Ecological Informatics (Dec 2024)
Biplots for understanding machine learning predictions in digital soil mapping
Abstract
In digital soil mapping, machine learning is gradually replacing traditional statistical models because of their greater flexibility and better prediction performance. However, unlike traditional models, a notable drawback of machine learning models is that they are “black-box” in nature due to their limited ability to provide comprehensive interpretations for their predictions. Explainable machine learning (XML) methods provide visualisations that can be used to aid in understanding predictions made by machine learning models. Popular model-agnostic visualisation methods include partial dependence plots, independent conditional expectation curves, and partial dependence plots produced with Shapley values. These methods require that covariates are uncorrelated which could be restrictive. For cases where covariates are correlated, an alternative approach is the Accumulated Local Effect plot, which however is limited to depicting one or two covariates at a time. Another disadvantage of the above mentioned methods is that no readily available goodness-of-fit metric is available. In this paper we propose the use of a principal component analysis biplot as a model-agnostic method to gain insight into machine learning predictions in digital soil mapping. A biplot is a powerful visualisation tool that is used to seek patterns in multivariate data.
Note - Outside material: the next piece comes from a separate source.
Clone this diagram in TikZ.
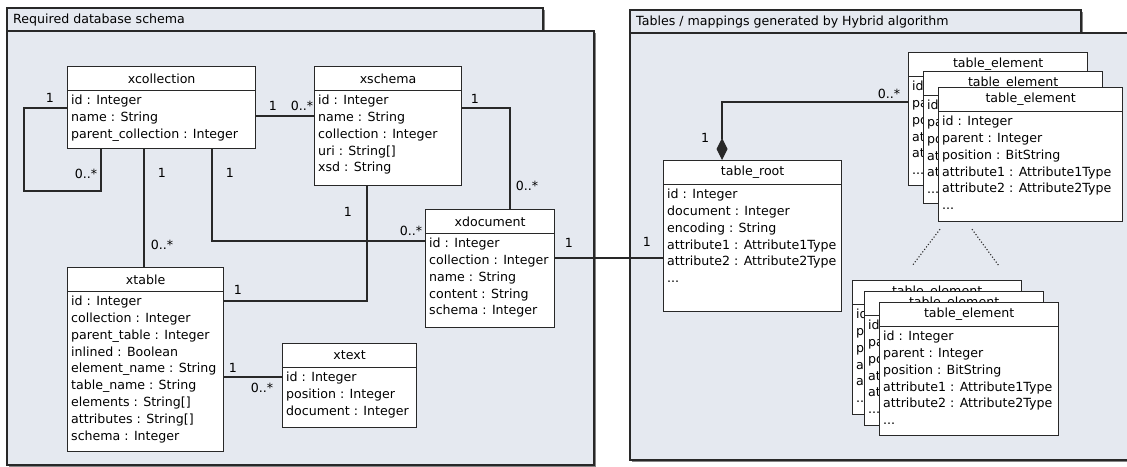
\documentclass[tikz,border=0pt]{standalone}
\usepackage{fontspec}
\setmainfont{DejaVu Sans}
\usetikzlibrary{arrows.meta,shadows}
\definecolor{pkgfill}{RGB}{229,233,240}
\definecolor{ln}{RGB}{40,40,40}
\tikzset{
  pkg/.style={draw=ln, fill=pkgfill, line width=1.2pt,
    drop shadow={shadow xshift=1.5pt, shadow yshift=-1.5pt, fill=black!60, opacity=0.8}},
  clsbox/.style={draw=ln, fill=white, line width=1.2pt, inner sep=0pt, anchor=north west},
  clshead/.style={draw=ln, fill=white, line width=1.2pt, inner sep=0pt, minimum height=24pt, anchor=north west},
  clsattr/.style={inner sep=0pt, align=left, anchor=north west},
  assoc/.style={draw=ln, line width=1.1pt},
  mult/.style={inner sep=0pt},
  dotlink/.style={draw=ln, line width=1.1pt, dotted}
}
\newcommand{\umlclass}[7]{%
  \node[clsbox, minimum width=#4pt, minimum height=#5pt] (#1) at (#2,#3) {};
  \node[clshead, minimum width=#4pt] (#1-h) at (#1.north west) {#6};
  \node[clsattr] (#1-a) at ([shift={(4,29)}]#1.north west) {#7};
}
\begin{document}
\begin{tikzpicture}[x=1pt, y=-1pt, font=\fontsize{12.6}{16.8}\selectfont]
\useasboundingbox (0,0) rectangle (1127,466);
% packages
\path[pkg] (7,8) rectangle (543,31);
\path[pkg] (7,31) rectangle (594,465);
\node[anchor=base west, inner sep=0pt] (pkgL) at (13,23.5) {Required database schema};
\path[pkg] (630,10) rectangle (1081,33);
\path[pkg] (630,33) rectangle (1140,460);
\node[anchor=base west, inner sep=0pt] (pkgR) at (636,25) {Tables / mappings generated by Hybrid algorithm};

% left classes
\umlclass{xcoll}{67}{66}{188}{82}{xcollection}{id : Integer\\name : String\\parent\_collection : Integer}
\umlclass{xschema}{314}{66}{147}{119}{xschema}{id : Integer\\name : String\\collection : Integer\\uri : String[]\\xsd : String}
\umlclass{xdoc}{425}{209}{129}{118}{xdocument}{id : Integer\\collection : Integer\\name : String\\content : String\\schema : Integer}
\umlclass{xtable}{67}{267}{156}{184}{xtable}{id : Integer\\collection : Integer\\parent\_table : Integer\\inlined : Boolean\\element\_name : String\\table\_name : String\\elements : String[]\\attributes : String[]\\schema : Integer}
\umlclass{xtext}{282}{343}{134}{84}{xtext}{id : Integer\\position : Integer\\document : Integer}

% right classes
\umlclass{troot}{663}{160}{178}{151}{table\_root}{id : Integer\\document : Integer\\encoding : String\\attribute1 : Attribute1Type\\attribute2 : Attribute2Type\\...}
\umlclass{teA}{908}{52}{179}{133}{table\_element}{id : Integer\\parent : Integer\\position : BitString\\attribute1 : Attribute1Type\\attribute2 : Attribute2Type\\...}
\umlclass{teB}{923}{71}{179}{132}{table\_element}{id : Integer\\parent : Integer\\position : BitString\\attribute1 : Attribute1Type\\attribute2 : Attribute2Type\\...}
\umlclass{teC}{938}{87}{184}{134}{table\_element}{id : Integer\\parent : Integer\\position : BitString\\attribute1 : Attribute1Type\\attribute2 : Attribute2Type\\...}
\umlclass{tbA}{852}{280}{169}{134}{table\_element}{id : Integer\\parent : Integer\\position : BitString\\attribute1 : Attribute1Type\\attribute2 : Attribute2Type\\...}
\umlclass{tbB}{864}{291}{179}{134}{table\_element}{id : Integer\\parent : Integer\\position : BitString\\attribute1 : Attribute1Type\\attribute2 : Attribute2Type\\...}
\umlclass{tbC}{879}{302}{179}{133}{table\_element}{id : Integer\\parent : Integer\\position : BitString\\attribute1 : Attribute1Type\\attribute2 : Attribute2Type\\...}

% connectors (left)
\draw[assoc] ([shift={(0,42)}]xcoll.north west) -- ++(-43,0) -- ++(0,83) -| ([shift={(34,0)}]xcoll.south west);
\draw[assoc] ([shift={(0,50)}]xcoll.north east) -- ([shift={(0,50)}]xschema.north west);
\draw[assoc] ([shift={(77,0)}]xcoll.south west) -- ([shift={(77,0)}]xtable.north west);
\draw[assoc] ([shift={(145,0)}]xcoll.south west) |- ([shift={(0,32)}]xdoc.north west);
\draw[assoc] ([shift={(53,0)}]xschema.south west) |- ([shift={(0,34)}]xtable.north east);
\draw[assoc] ([shift={(0,42)}]xschema.north east) -| ([shift={(85,0)}]xdoc.north west);
\draw[assoc] ([shift={(0,110)}]xtable.north east) -- ([shift={(0,34)}]xtext.north west);
\draw[assoc] ([shift={(0,49)}]xdoc.north east) -- ([shift={(0,98)}]troot.north west);
% connectors (right)
\draw[assoc, {Diamond[length=22pt, width=11pt]}-] ([shift={(59,0)}]troot.north west) |- ([shift={(0,50)}]teA.north west);
\coordinate (dA1) at ([shift={(2,7)}]teC.south west);
\coordinate (dA2) at ([shift={(60,-14)}]tbA.north west);
\coordinate (dB1) at ([shift={(34,7)}]teC.south west);
\coordinate (dB2) at ([shift={(147,-14)}]tbA.north west);
\draw[dotlink] (dA1) -- (dA2);
\draw[dotlink] (dB1) -- (dB2);

% multiplicities
\node[mult] (m1) at (50,98) {1};
\node[mult] (m2) at (86,174) {0..*};
\node[mult] (m3) at (162,173) {1};
\node[mult] (m4) at (230,173) {1};
\node[mult] (m5) at (273,106) {1};
\node[mult] (m6) at (302,106) {0..*};
\node[mult] (m7) at (162,245) {0..*};
\node[mult] (m8) at (475,99) {1};
\node[mult] (m9) at (527,186) {0..*};
\node[mult] (m10) at (348,212) {1};
\node[mult] (m11) at (411,231) {0..*};
\node[mult] (m12) at (238,290) {1};
\node[mult] (m13) at (569,243) {1};
\node[mult] (m14) at (647,242) {1};
\node[mult] (m15) at (233,368) {1};
\node[mult] (m16) at (262,388) {0..*};
\node[mult] (m17) at (705,138) {1};
\node[mult] (m18) at (889,94) {0..*};
\end{tikzpicture}
\end{document}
A biplot does not require covariates included in the visualisation to be uncorrelated, and furthermore, an analytically derived goodness-of-fit metric is provided which allows the user to evaluate the accuracy of the approximation. We present examples from a case study in South Africa in which soil organic carbon is mapped with a random forest model. Our findings show that biplots can provide meaningful interpretations for predictions, making it a worthy addition to the XML toolkit.